In view of defendant's waiver, we decline to consider the issue defendant now seeks to raise challenging the propriety of the court's denial of his suppression motions. A knowing, voluntary and intelligent waiver of appellate rights, which is part of a reasonable plea bargain, is enforceable (People v. Seaberg, 74 N.Y.2d 1, 11). People v. Ramos ( 152 A.D.2d 209), relied upon by the defendant, is clearly distinguishable. In Ramos, defense counsel had only mentioned waiver after defendant entered his plea and had been arraigned on the predicate felony statement filed by the People. Nothing in the record in Ramos indicated that defendant even knew that the waiver was part of the plea bargain. In the instant case, the waiver was explicitly discussed with defendant, and his options were spelled out for him before he pleaded guilty. The waiver was, accordingly, enforceable. Were we to reach the issue, we would find it to be without merit (People v. Peterkin, 151 A.D.2d 407, affd 75 N.Y.2d 985; People v. Chipp, 75 N.Y.2d 327).

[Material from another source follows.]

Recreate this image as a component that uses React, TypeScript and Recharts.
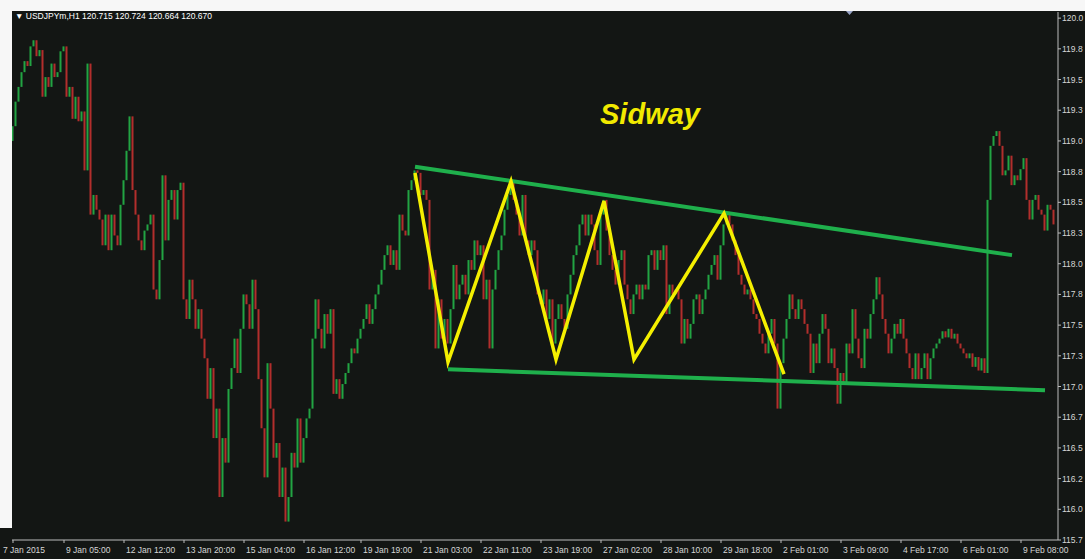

Nor was there error in the trial court's refusal to grant defendant an adjournment of sentencing in order to challenge a 1979 conviction which had been found to constitute a predicate felony in 1983. CPL 400.15 (8) provides that once a finding has been entered pursuant to that section, the finding is binding in any future proceeding where the issue may arise.
Concur — Kupferman, J.P., Sullivan, Milonas, Ellerin and Smith, JJ.